Here Gulliver is miraculously transported into 21st century to a country resembling India, where he hopes to meet beings far superior to the perfectly rational Houyhnhnms he met in his fourth voyage. But what he sees here is a glimpse of the worldly existence (contrasted to the other-worldly vision of Dante) in which the worldly heaven is the preserve of the rich and powerful and hell and purgatory the destiny of the rest of the people of the country.
After meeting many illustrious citizens of the land and travelling extensively and familiarizing himself with the wonderful achievements of the modern world and many adventures- hospitalization, most humiliating investigations, imprisonment, trial and death sentence- Gulliver returns home a misanthrope as before, convinced that three hundred years of fantastic technological advancement, far from effecting any improvement in mankind, has only aggravated it vices and a disastrous future awaits this country and the world.

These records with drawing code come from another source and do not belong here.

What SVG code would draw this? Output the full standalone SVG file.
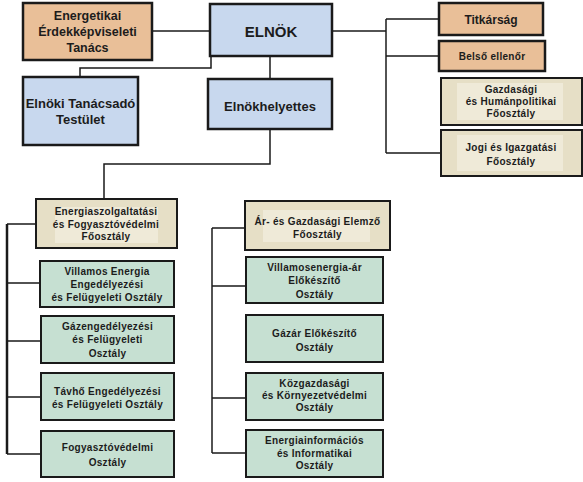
<svg xmlns="http://www.w3.org/2000/svg" width="583" height="482" viewBox="0 0 583 482">
<style>
text{font-family:"Liberation Sans",Arial,sans-serif;font-weight:bold;fill:#1c1c1c;text-anchor:middle}
.t10{font-size:10px;letter-spacing:0.3px}
.t12{font-size:12px}
.t13{font-size:13px}
.blue{fill:#c8d8ee;stroke:#1a1a1a;stroke-width:2.5}
.orange{fill:#e9bf98;stroke:#1a1a1a;stroke-width:2.5}
.tan{fill:#e6dfc6;stroke:#1a1a1a;stroke-width:2}
.inner{fill:#efead8;stroke:none}
.green{fill:#c6e0d2;stroke:#1a1a1a;stroke-width:2}
.c{fill:none;stroke:#1a1a1a;stroke-width:1.5}
</style>
<rect width="583" height="482" fill="#ffffff"/>
<g id="connectors">
<path class="c" d="M152 31H210"/>
<path class="c" d="M211 56V68H80V77"/>
<path class="c" d="M270 56V79"/>
<path class="c" d="M332 31H386"/>
<path class="c" d="M386 19V153"/>
<path class="c" d="M386 19H439M386 56H439M386 153H441"/>
<path class="c" d="M270 129V164H104V199"/>
<path class="c" d="M7 224V454" style="stroke-width:2.5"/>
<path class="c" d="M7 224H36M7 283H40M7 341H41M7 397H41M7 454H41"/>
<path class="c" d="M212 228V453"/>
<path class="c" d="M212 228H245M212 286H246M212 398H246M212 453H246"/>
</g>
<g id="energetikai">
<rect class="orange" x="23" y="3" width="129" height="57"/>
<text class="t12" x="87.5" y="20" style="font-size:12.5px">Energetikai</text>
<text class="t12" x="87.5" y="36" style="font-size:12.5px">Érdekképviseleti</text>
<text class="t12" x="87.5" y="52" style="font-size:12.5px">Tanács</text>
</g>
<g id="elnok">
<rect class="blue" x="210" y="4" width="122" height="52"/>
<text x="271" y="37" style="font-size:15px">ELNÖK</text>
</g>
<g id="elnoki-tanacsado">
<rect class="blue" x="23" y="77" width="115" height="68"/>
<text class="t13" x="80.5" y="108">Elnöki Tanácsadó</text>
<text class="t13" x="80.5" y="124">Testület</text>
</g>
<g id="elnokhelyettes">
<rect class="blue" x="208" y="79" width="124" height="50"/>
<text class="t13" x="270" y="111">Elnökhelyettes</text>
</g>
<g id="titkarsag">
<rect class="orange" x="439" y="3" width="104" height="32"/>
<text class="t12" x="491" y="24">Titkárság</text>
</g>
<g id="belso-ellenor">
<rect class="orange" x="439" y="41" width="106" height="30"/>
<text class="t10" x="492" y="60">Belső ellenőr</text>
</g>
<g id="gazdasagi">
<rect class="tan" x="441" y="78" width="141" height="47"/>
<rect class="inner" x="457" y="83" width="106" height="37"/>
<text class="t10" x="511" y="93">Gazdasági</text>
<text class="t10" x="511" y="105">és Humánpolitikai</text>
<text class="t10" x="511" y="117">Főosztály</text>
</g>
<g id="jogi">
<rect class="tan" x="441" y="130" width="141" height="46"/>
<rect class="inner" x="457" y="135" width="106" height="36"/>
<text class="t10" x="511" y="151">Jogi és Igazgatási</text>
<text class="t10" x="511" y="165">Főosztály</text>
</g>
<g id="energiaszolgaltatasi">
<rect class="tan" x="36" y="199" width="141" height="49"/>
<rect class="inner" x="55" y="207" width="103" height="36"/>
<text class="t10" x="106" y="215">Energiaszolgaltatási</text>
<text class="t10" x="106" y="228">és Fogyasztóvédelmi</text>
<text class="t10" x="106" y="240">Főosztály</text>
</g>
<g id="villamos-energia">
<rect class="green" x="40" y="261" width="134" height="46"/>
<text class="t10" x="107" y="275">Villamos Energia</text>
<text class="t10" x="107" y="288">Engedélyezési</text>
<text class="t10" x="107" y="301">és Felügyeleti Osztály</text>
</g>
<g id="gazengedelyezesi">
<rect class="green" x="41" y="316" width="133" height="47"/>
<text class="t10" x="107.5" y="330">Gázengedélyezési</text>
<text class="t10" x="107.5" y="343">és Felügyeleti</text>
<text class="t10" x="107.5" y="357">Osztály</text>
</g>
<g id="tavho">
<rect class="green" x="41" y="373" width="133" height="47"/>
<text class="t10" x="107.5" y="395">Távhő Engedélyezési</text>
<text class="t10" x="107.5" y="408">és Felügyeleti Osztály</text>
</g>
<g id="fogyasztovedelmi">
<rect class="green" x="41" y="431" width="133" height="46"/>
<text class="t10" x="107.5" y="451">Fogyasztóvédelmi</text>
<text class="t10" x="107.5" y="466">Osztály</text>
</g>
<g id="ar-gazdasagi">
<rect class="tan" x="245" y="201" width="145" height="49"/>
<rect class="inner" x="263" y="210" width="107" height="32"/>
<text class="t10" x="317.5" y="225">Ár- és Gazdasági Elemző</text>
<text class="t10" x="317.5" y="238">Főosztály</text>
</g>
<g id="villamosenergia-ar">
<rect class="green" x="246" y="257" width="137" height="46"/>
<text class="t10" x="314.5" y="271">Villamosenergia-ár</text>
<text class="t10" x="314.5" y="284">Előkészítő</text>
<text class="t10" x="314.5" y="298">Osztály</text>
</g>
<g id="gazar">
<rect class="green" x="246" y="315" width="137" height="47"/>
<text class="t10" x="314.5" y="337">Gázár Előkészítő</text>
<text class="t10" x="314.5" y="351">Osztály</text>
</g>
<g id="kozgazdasagi">
<rect class="green" x="246" y="373" width="137" height="47"/>
<text class="t10" x="314.5" y="387">Közgazdasági</text>
<text class="t10" x="314.5" y="399">és Környezetvédelmi</text>
<text class="t10" x="314.5" y="411">Osztály</text>
</g>
<g id="energiainformacios">
<rect class="green" x="246" y="430" width="137" height="47"/>
<text class="t10" x="314.5" y="444">Energiainformációs</text>
<text class="t10" x="314.5" y="457">és Informatikai</text>
<text class="t10" x="314.5" y="469">Osztály</text>
</g>
</svg>
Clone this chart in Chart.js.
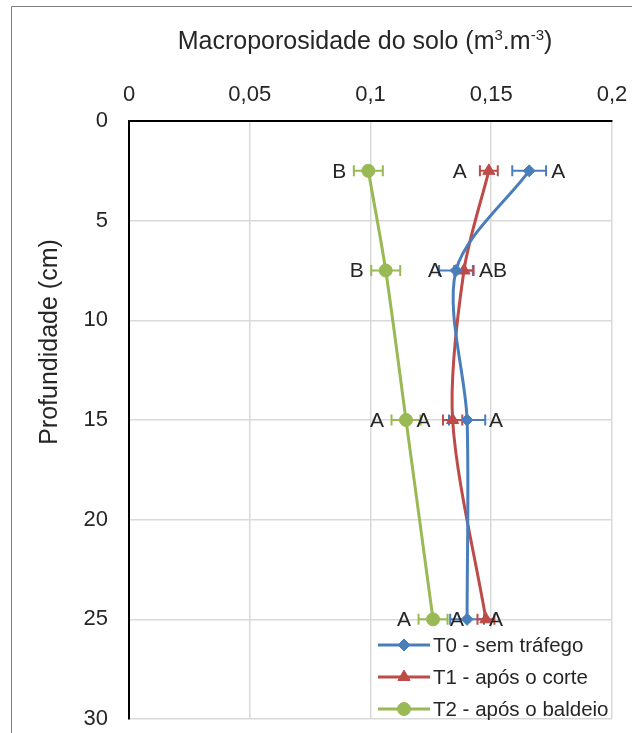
<!DOCTYPE html>
<html>
<head>
<meta charset="utf-8">
<script src="https://cdn.jsdelivr.net/npm/chart.js@4.4.1/dist/chart.umd.min.js"></script>
<style>
  html, body { margin: 0; padding: 0; background: #fff; }
  #wrap { width: 632px; height: 733px; position: relative; }
</style>
</head>
<body>
<div id="wrap"><canvas id="chart" width="632" height="733"></canvas></div>
<script>
// depth (cm) for each sampling layer
const depths = [2.5, 7.5, 15, 25];
const seriesNames = ['T0 - sem tráfego', 'T1 - após o corte', 'T2 - após o baldeio'];

// macroporosity (m3.m-3)
const t0Values = [0.1657, 0.1354, 0.140, 0.140];
const t1Values = [0.149, 0.1387, 0.134, 0.1478];
const t2Values = [0.0991, 0.1063, 0.1147, 0.1259];

// error bar half-widths
const t0Errors = [0.007, 0.007, 0.0075, 0.007];
const t1Errors = [0.0037, 0.004, 0.004, 0.0035];
const t2Errors = [0.006, 0.006, 0.006, 0.006];

// statistic letters and the side they sit on
const t0Letters = ['A', 'A', 'A', 'A'];
const t1Letters = ['A', 'AB', 'A', 'A'];
const t2Letters = ['B', 'B', 'A', 'A'];
const t0Sides = ['right', 'left', 'right', 'right'];
const t1Sides = ['left', 'right', 'left', 'left'];
const t2Sides = ['left', 'left', 'left', 'left'];

const xTickValues = [0, 0.05, 0.1, 0.15, 0.2];
const xTickLabels = ['0', '0,05', '0,1', '0,15', '0,2'];
const yTickValues = [0, 5, 10, 15, 20, 25, 30];

const xTitleParts = [['Macroporosidade do solo (m', false], ['3', true], ['.m', false], ['-3', true], [')', false]];
const yTitle = 'Profundidade (cm)';

const FONT = '"Liberation Sans", Arial, sans-serif';
const TEXT = '#262626';
const colors = ['#4a7ebb', '#be4b48', '#98b954'];
const styles = ['rectRot', 'triangle', 'circle'];
const radii = [6, 7, 6.5];

// gap between point and its letter; the crowded 7.5 cm row sits closer
const LABEL_GAP = 22;
const tightGap = { '0-1': 14, '1-1': 15 };

function points(vals) {
  return vals.map((v, i) => ({ x: v, y: depths[i] }));
}

const errors = [t0Errors, t1Errors, t2Errors];
const letters = [t0Letters, t1Letters, t2Letters];
const sides = [t0Sides, t1Sides, t2Sides];

const datasets = [t0Values, t1Values, t2Values].map((vals, i) => ({
  label: seriesNames[i],
  data: points(vals),
  showLine: true,
  tension: 0.3,
  borderColor: colors[i],
  backgroundColor: colors[i],
  borderWidth: 3,
  pointStyle: styles[i],
  pointRadius: radii[i],
  pointBorderWidth: 1,
  pointBorderColor: colors[i],
  pointBackgroundColor: colors[i]
}));

const frame = {
  id: 'frame',
  beforeDraw(chart) {
    const ctx = chart.ctx;
    ctx.save();
    ctx.strokeStyle = '#7f7f7f';
    ctx.lineWidth = 1;
    ctx.beginPath();
    ctx.moveTo(11.5, 733);
    ctx.lineTo(11.5, 6.5);
    ctx.lineTo(632, 6.5);
    ctx.stroke();
    ctx.restore();
  }
};

const errorBars = {
  id: 'errorBars',
  beforeDatasetsDraw(chart) {
    const ctx = chart.ctx;
    const xs = chart.scales.x;
    ctx.save();
    chart.data.datasets.forEach((ds, i) => {
      const meta = chart.getDatasetMeta(i);
      ctx.strokeStyle = colors[i];
      ctx.lineWidth = 2;
      meta.data.forEach((pt, j) => {
        const v = ds.data[j].x;
        const x1 = xs.getPixelForValue(v - errors[i][j]);
        const x2 = xs.getPixelForValue(v + errors[i][j]);
        const y = pt.y;
        ctx.beginPath();
        ctx.moveTo(x1, y); ctx.lineTo(x2, y);
        ctx.moveTo(x1, y - 5.5); ctx.lineTo(x1, y + 5.5);
        ctx.moveTo(x2, y - 5.5); ctx.lineTo(x2, y + 5.5);
        ctx.stroke();
      });
    });
    ctx.restore();
  }
};

const labelsAndTitles = {
  id: 'labelsAndTitles',
  afterDatasetsDraw(chart) {
    const ctx = chart.ctx;
    ctx.save();
    ctx.fillStyle = TEXT;
    ctx.font = '21px ' + FONT;
    ctx.textBaseline = 'middle';
    chart.data.datasets.forEach((ds, i) => {
      chart.getDatasetMeta(i).data.forEach((pt, j) => {
        const gap = tightGap[i + '-' + j] || LABEL_GAP;
        if (sides[i][j] === 'left') {
          ctx.textAlign = 'right';
          ctx.fillText(letters[i][j], pt.x - gap, pt.y + 1);
        } else {
          ctx.textAlign = 'left';
          ctx.fillText(letters[i][j], pt.x + gap, pt.y + 1);
        }
      });
    });

    // x axis title with superscripts
    const big = '25px ' + FONT, small = '15px ' + FONT;
    let w = 0;
    xTitleParts.forEach(([t, sup]) => { ctx.font = sup ? small : big; w += ctx.measureText(t).width; });
    let x = 365 - w / 2;
    ctx.textAlign = 'left';
    ctx.textBaseline = 'alphabetic';
    xTitleParts.forEach(([t, sup]) => {
      ctx.font = sup ? small : big;
      ctx.fillText(t, x, sup ? 40 : 49);
      x += ctx.measureText(t).width;
    });

    // y axis title
    ctx.font = big;
    ctx.textAlign = 'center';
    ctx.textBaseline = 'middle';
    ctx.translate(50, 342);
    ctx.rotate(-Math.PI / 2);
    ctx.fillText(yTitle, 0, 0);
    ctx.restore();
  }
};

const boxLegend = {
  id: 'boxLegend',
  afterDraw(chart) {
    const ctx = chart.ctx;
    ctx.save();
    ctx.fillStyle = '#fff';
    ctx.fillRect(374, 629, 236, 89);
    ctx.font = '20.5px ' + FONT;
    ctx.textBaseline = 'middle';
    ctx.textAlign = 'left';
    chart.data.datasets.forEach((ds, i) => {
      const y = 645 + i * 32;
      ctx.strokeStyle = colors[i];
      ctx.fillStyle = colors[i];
      ctx.lineWidth = 3;
      ctx.beginPath();
      ctx.moveTo(378, y); ctx.lineTo(430, y);
      ctx.stroke();
      ctx.lineWidth = 1;
      Chart.helpers.drawPoint(ctx, { pointStyle: styles[i], radius: radii[i], rotation: 0, borderWidth: 1 }, 404, y);
      ctx.fillStyle = TEXT;
      ctx.fillText(ds.label, 433, y + 1);
    });
    ctx.restore();
  }
};

new Chart(document.getElementById('chart'), {
  type: 'scatter',
  data: { datasets },
  options: {
    responsive: false,
    animation: false,
    layout: { padding: { left: 0, top: 0, right: 20, bottom: 14 } },
    plugins: { legend: { display: false }, tooltip: { enabled: false } },
    scales: {
      x: {
        type: 'linear',
        position: 'top',
        min: 0,
        max: 0.2,
        afterBuildTicks: s => { s.ticks = xTickValues.map(v => ({ value: v })); },
        afterFit: s => { s.height = 121; s.paddingLeft = 0; s.paddingRight = 0; },
        grid: { color: '#d9d9d9', lineWidth: 1.5, drawTicks: false },
        border: { color: '#000', width: 2 },
        ticks: {
          padding: 13,
          color: TEXT,
          font: { family: FONT, size: 22 },
          callback: (v, i) => xTickLabels[i]
        }
      },
      y: {
        type: 'linear',
        reverse: true,
        min: 0,
        max: 30,
        afterBuildTicks: s => { s.ticks = yTickValues.map(v => ({ value: v })); },
        afterFit: s => { s.width = 129; s.paddingTop = 0; s.paddingBottom = 0; },
        grid: { color: '#d9d9d9', lineWidth: 1.5, drawTicks: false },
        border: { color: '#000', width: 2 },
        ticks: {
          padding: 21,
          color: TEXT,
          font: { family: FONT, size: 22 },
          callback: (v, i) => String(yTickValues[i])
        }
      }
    }
  },
  plugins: [frame, errorBars, labelsAndTitles, boxLegend]
});
</script>
</body>
</html>
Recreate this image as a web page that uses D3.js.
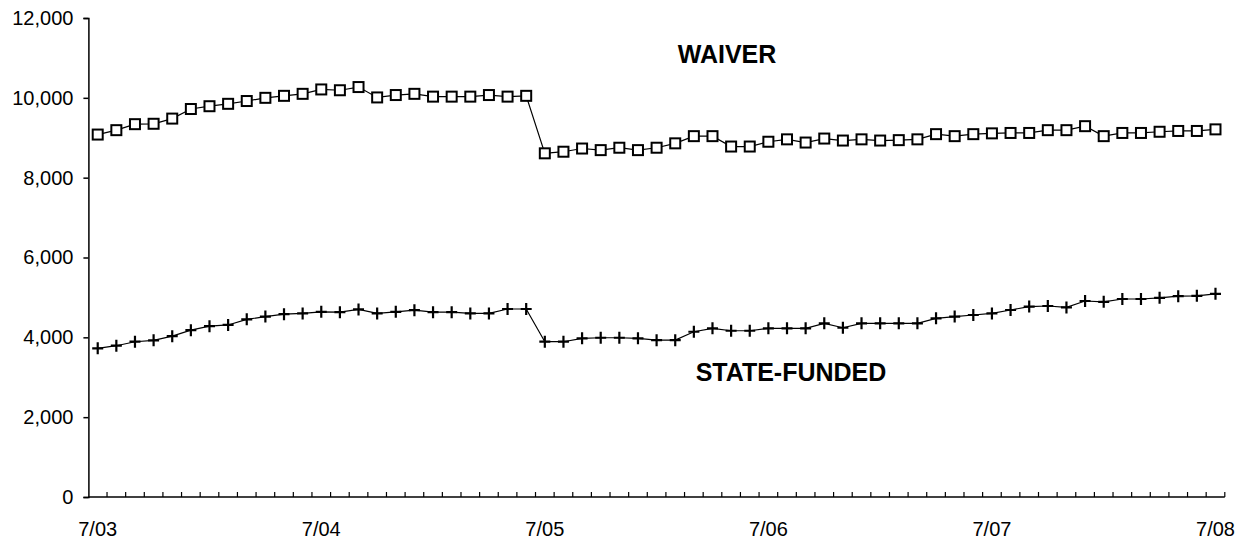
<!DOCTYPE html>
<html>
<head>
<meta charset="utf-8">
<script src="https://cdn.jsdelivr.net/npm/d3@7"></script>
<style>
  html, body { margin: 0; padding: 0; background: #fff; }
  svg { display: block; }
  text { font-family: Arial, "Liberation Sans", sans-serif; fill: #000; }
</style>
</head>
<body>
<svg id="chart" width="1248" height="542"></svg>
<script>
// Monthly caseload, July 2003 through July 2008
const months = d3.timeMonths(new Date(2003, 6, 1), new Date(2008, 7, 1));
const monthLabel = d3.timeFormat("%-m/%y");

const waiver = [
  9080, 9190, 9340, 9350, 9480, 9720, 9790, 9850, 9920, 10000,
  10050, 10100, 10210, 10190, 10270, 10010, 10070, 10100, 10030, 10030,
  10030, 10070, 10030, 10050,
  8610, 8650, 8730, 8690, 8750, 8690, 8750, 8860, 9040, 9040,
  8780, 8780, 8900, 8960, 8880, 8980, 8930, 8960, 8930, 8940,
  8960, 9090, 9040, 9090, 9110, 9120, 9120, 9190, 9190, 9290,
  9040, 9120, 9120, 9150, 9170, 9170, 9210
];

const stateFunded = [
  3725, 3790, 3890, 3925, 4030, 4180, 4280, 4310, 4450, 4520,
  4580, 4600, 4640, 4630, 4700, 4600, 4640, 4680, 4630, 4630,
  4600, 4600, 4710, 4710,
  3890, 3890, 3975, 3990, 3990, 3975, 3930, 3930, 4140, 4225,
  4165, 4165, 4225, 4225, 4225, 4350, 4240, 4350, 4350, 4350,
  4350, 4475, 4520, 4560, 4600, 4685, 4770, 4785, 4750, 4910,
  4890, 4960, 4960, 4990, 5030, 5040, 5090
];

const xTickLabels = ["7/03", "7/04", "7/05", "7/06", "7/07", "7/08"];
const yTicks = [0, 2000, 4000, 6000, 8000, 10000, 12000];

const svg = d3.select("#chart");

const cats = months.map(monthLabel);
const x = d3.scaleBand().domain(cats).range([88.4, 1224.8]).padding(0);
const y = d3.scaleLinear().domain([0, 12000]).range([497, 18]);

// Y axis
const yAxis = d3.axisLeft(y)
  .tickValues(yTicks)
  .tickFormat(d3.format(","))
  .tickSize(5)
  .tickPadding(10);
const gy = svg.append("g").attr("transform", `translate(${x.range()[0]},0)`).call(yAxis);
gy.select(".domain").attr("stroke", "#000").attr("stroke-width", 1.5);
gy.selectAll(".tick line").attr("stroke", "#000").attr("stroke-width", 1.5);
gy.selectAll(".tick text").attr("font-size", 20).attr("font-family", "Arial, 'Liberation Sans', sans-serif").attr("fill", "#000");

// X axis: baseline with monthly ticks between categories
const gx = svg.append("g");
gx.append("line")
  .attr("x1", x.range()[0]).attr("x2", x.range()[1])
  .attr("y1", y(0)).attr("y2", y(0))
  .attr("stroke", "#000").attr("stroke-width", 1.5);
const tickPos = cats.map(c => x(c)).concat([x(cats[cats.length - 1]) + x.bandwidth()]).slice(1);
gx.selectAll("line.tick")
  .data(tickPos)
  .join("line")
  .attr("class", "tick")
  .attr("x1", d => d).attr("x2", d => d)
  .attr("y1", y(0)).attr("y2", y(0) - 5)
  .attr("stroke", "#000").attr("stroke-width", 1.2);
gx.selectAll("text.xl")
  .data(xTickLabels)
  .join("text")
  .attr("class", "xl")
  .attr("x", d => x(d) + x.bandwidth() / 2)
  .attr("y", 536)
  .attr("text-anchor", "middle")
  .attr("font-size", 20)
  .text(d => d);

// Series lines
const line = d3.line()
  .x((d, i) => x(cats[i]) + x.bandwidth() / 2)
  .y(d => y(d));

svg.append("path").datum(waiver)
  .attr("d", line).attr("fill", "none").attr("stroke", "#000").attr("stroke-width", 1.2);
svg.append("path").datum(stateFunded)
  .attr("d", line).attr("fill", "none").attr("stroke", "#000").attr("stroke-width", 1.2);

// Square markers for waiver
svg.append("g").selectAll("rect")
  .data(waiver)
  .join("rect")
  .attr("x", (d, i) => x(cats[i]) + x.bandwidth() / 2 - 5)
  .attr("y", d => y(d) - 5)
  .attr("width", 10).attr("height", 10)
  .attr("fill", "#fff").attr("stroke", "#000").attr("stroke-width", 2);

// Plus markers for state-funded
svg.append("g").selectAll("path")
  .data(stateFunded)
  .join("path")
  .attr("d", (d, i) => {
    const cx = x(cats[i]) + x.bandwidth() / 2, cy = y(d);
    return `M${cx - 5.5},${cy}H${cx + 5.5}M${cx},${cy - 6}V${cy + 6}`;
  })
  .attr("stroke", "#000").attr("stroke-width", 2.2).attr("fill", "none");

// Series labels
svg.append("text")
  .attr("x", 727).attr("y", 63)
  .attr("text-anchor", "middle")
  .attr("font-size", 25).attr("font-weight", "bold")
  .text("WAIVER");
svg.append("text")
  .attr("x", 791).attr("y", 381)
  .attr("text-anchor", "middle")
  .attr("font-size", 25).attr("font-weight", "bold")
  .text("STATE-FUNDED");
</script>
</body>
</html>
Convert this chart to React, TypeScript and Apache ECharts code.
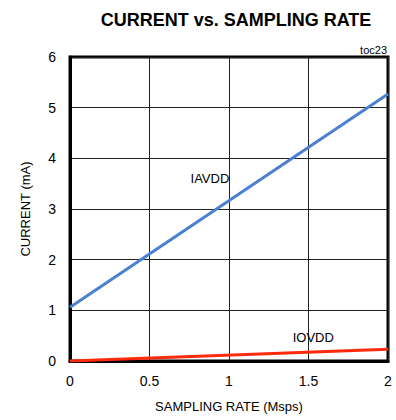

Purpose behind this attempt is to present a satiric image of contemporary India's political and socio-economic reality and the challenges posed by neo-liberalism, in the satiric framework set up by Swift in Gulliver's Travels. The story also implicates European colonialism and imperialism so presciently present in Swift’s work.
However, the book goes beyond Travels, and links Swift's Utopian/Dystopian vision with Gandhi's Hind Swaraj, Francis Bacon's New Atalantis, Dante's The Divine Comedy and the Faust legend.